For nearly a year the writing has been on the wall that Air Zimbabwe’s days were numbered.
In May 2011 the airline struggled to survive amid sanctions imposed by the European Union, at the same time the airline barely managed to keep it’s pair of Boeing 767-200s in flight, after nearly having one of it’s four 767-200 engines auctioned off by Lufthansa Technic over an unpaid debt.
As Air Zimbabwe struggled to keep its’ aging fleet of Boeing 737-200s in service, avoid having its aircraft seized in South Africa, and get its 767-200 engine out of hock, the airline appeared publicly optimistic about its future, and began making claims that it would be acquiring two ultra long haul Airbus A340-500s. The problem with the airline’s statements is that they were not rooted in reality, and in fact Airbus made it clear no aircraft were to be delivered to Air Zimbabwe.
Just when it seemed things couldn’t be any worse for Air Zimbabwe, and its future seemed to be on the precipice of collapse, things started to further unravel for the airline. On the 12th of May 2011 the International Air Transit Association (IATA) halted all ticket sales for the airline, notifying more than 60,000 travel agents around the world that tickets could no longer be sold for Air Zimbabwe flights. The airline’s inability to sell tickets through IATA travel agents, or interline with other carriers, was an insurmountable financial blow, crippling the airline beyond repair.

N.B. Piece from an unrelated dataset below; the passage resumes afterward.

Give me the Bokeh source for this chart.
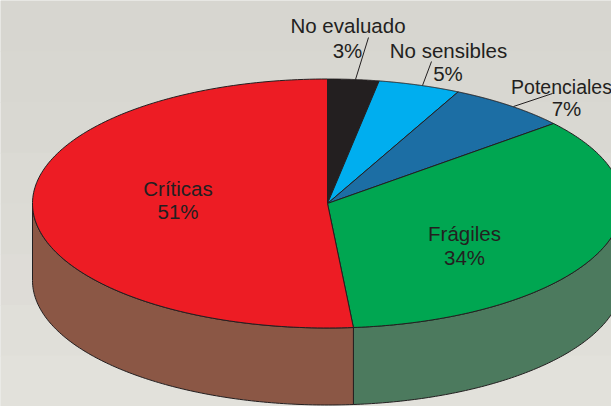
import numpy as np
from bokeh.plotting import figure
from bokeh.models import Range1d
from bokeh.core.properties import value
from bokeh.embed import file_html
from bokeh.resources import INLINE

# Categories clockwise from 12 o'clock
categories = ["No evaluado", "No sensibles", "Potenciales", "Frágiles", "Críticas"]
labels_pct = ["3%", "5%", "7%", "34%", "51%"]
# Slice shares
shares = [2.8, 4.5, 6.6, 34.7, 51.4]
top_colors = ["#231f20", "#00aeef", "#1c6ea4", "#00a651", "#ed1c24"]
side_colors = ["#231f20", "#00aeef", "#1c6ea4", "#4c7a5e", "#8b5745"]
ink = "#231f20"

label_x = [347.5, 448, 561, 464, 177.5]
label_y = [25, 49.5, 86, 233, 187.5]
name_sizes = ["20.5px", "20.5px", "19.5px", "20.5px", "20.5px"]
pct_x = [347, 447.5, 566, 464, 177.5]
pct_y = [49.5, 73, 107.5, 256.5, 211]
leader_xs = [[368, 355], [431, 422], [552, 513]]
leader_ys = [[37, 79], [61, 85], [93, 106]]

W, H = 611, 406
cx, cy, rx, ry, depth = 327, 203, 295, 124.5, 77

p = figure(width=W, height=H, output_backend="svg", toolbar_location=None,
           x_range=Range1d(0, W), y_range=Range1d(H, 0),
           min_border=0)
p.axis.visible = False
p.grid.visible = False
p.outline_line_color = None
p.background_fill_color = "#dcdbd5"
p.border_fill_color = "#dcdbd5"

# soft paper backdrop, darker at the top
bands = ["#d7d6d0", "#d8d7d1", "#d9d8d2", "#dbdad4", "#dcdbd5", "#dedcd7", "#e0dfd9", "#e2e1db"]
bh = H / len(bands)
p.quad(left=0, right=W, top=[i * bh for i in range(len(bands))],
       bottom=[(i + 1) * bh + 1 for i in range(len(bands))], fill_color=bands, line_color=None)

def pt(t):
    return cx + rx * np.sin(t), cy - ry * np.cos(t)

edges = np.radians(np.cumsum([0] + shares) * 3.6)

# front wall
for a, b, col in zip(edges[:-1], edges[1:], side_colors):
    lo, hi = max(a, np.pi / 2), min(b, 3 * np.pi / 2)
    if hi <= lo:
        continue
    t = np.linspace(lo, hi, 120)
    x, y = pt(t)
    p.patch(np.r_[x, x[::-1]], np.r_[y, y[::-1] + depth], fill_color=col,
            line_color=ink, line_width=1)

# top face
for a, b, col in zip(edges[:-1], edges[1:], top_colors):
    t = np.linspace(a, b, 160)
    x, y = pt(t)
    p.patch(np.r_[cx, x], np.r_[cy, y], fill_color=col, line_color=ink, line_width=1)

p.multi_line(leader_xs, leader_ys, line_color=ink, line_width=1)

font = value("Liberation Sans")
p.text(label_x, label_y, text=categories, text_font=font, text_font_size=name_sizes,
       text_color=ink, text_align="center", text_baseline="middle")
p.text(pct_x, pct_y, text=labels_pct, text_font=font, text_font_size="20.5px",
       text_color=ink, text_align="center", text_baseline="middle")

open("out.html", "w").write(file_html(p, INLINE))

Immediately following IATA’s ceasing of ticket sales for the airline, on the 17th of May, Zambezi Airlines repossessed a Boeing 737-5Y0 right out from under the airline at its home airport, Harare International Airport. The repossession of the aircraft, just two months after it had joined the fleet, was not only problematic for Air Zimbabwe, but political embarrassing for the Zimbabwe Civil Aviation Authority.
In September 2011, facing increasing internal and external struggles, economically and financially, Air Zimbabwe cracks in the airline’s story about future growth and expansion began to surface, causing the company to deny its own claims of fleet expansion. With pressure from competitors seeking to add routes to Harare, pilots demanding unpaid salaries and a crumbling short haul fleet, Air Zimbabwe went to the local press claiming it had never stated it would be receiving two Airbus A340-500 aircraft, despite its own statements detailing the arrival of the new aircraft, then following up on the delay of the new aircraft and revealing the aircraft would be leased through an unnamed Chinese energy firm.
Despite many factors tearing Air Zimbabwe apart and finical crisis, including even its own government was cutting off its funding, the airline miraculously continued flying.
In December 2011 Air Zimbabwe’s fleet continued to shrink, first with a Boeing 737-2N0 being grounded at Johannesburg’s O.R. Tambo International Airport by Bid Air over US$500,000 in unpaid invoices for ground handling services. The airline’s financial dispute with Bid Air caused the airline to stop serving its South Africa destinations.
With Air Zimbabwe struggling to move forward after its problems in South Africa, one of Air Zimbabwe’s Boeing 767-2N0/ERs was seized on the 12th of December 2011 at London’s Gatwick Airport, by American General Supplies over a debt of US$1,200,000 for aircraft spares. The airline sought the money from the Zimbabwe Treasury Department, but was rejected by the very government that owned it, leaving the airline unable to secure additionally, non-governmental sources, for funding.
By the end of December 2011 Air Zimbabwe was flying a fleet of three aircraft, with an average age of 22 years old and was in debt for US$140,000,000 … yet somehow the airline continued to fly … that is until last week.
As of Friday the 24th of February 2012 Air Zimbabwe is no more. Problem after problem, financial crisis after financial crisis, sanctions, groundings, repossessions, seizures and ceasing of tickets sales finally caught up with Air Zimbabwe.
The Government is already looking at ways to build a new national airline, but political and economic roadblocks are likely to prevent its creation any time soon.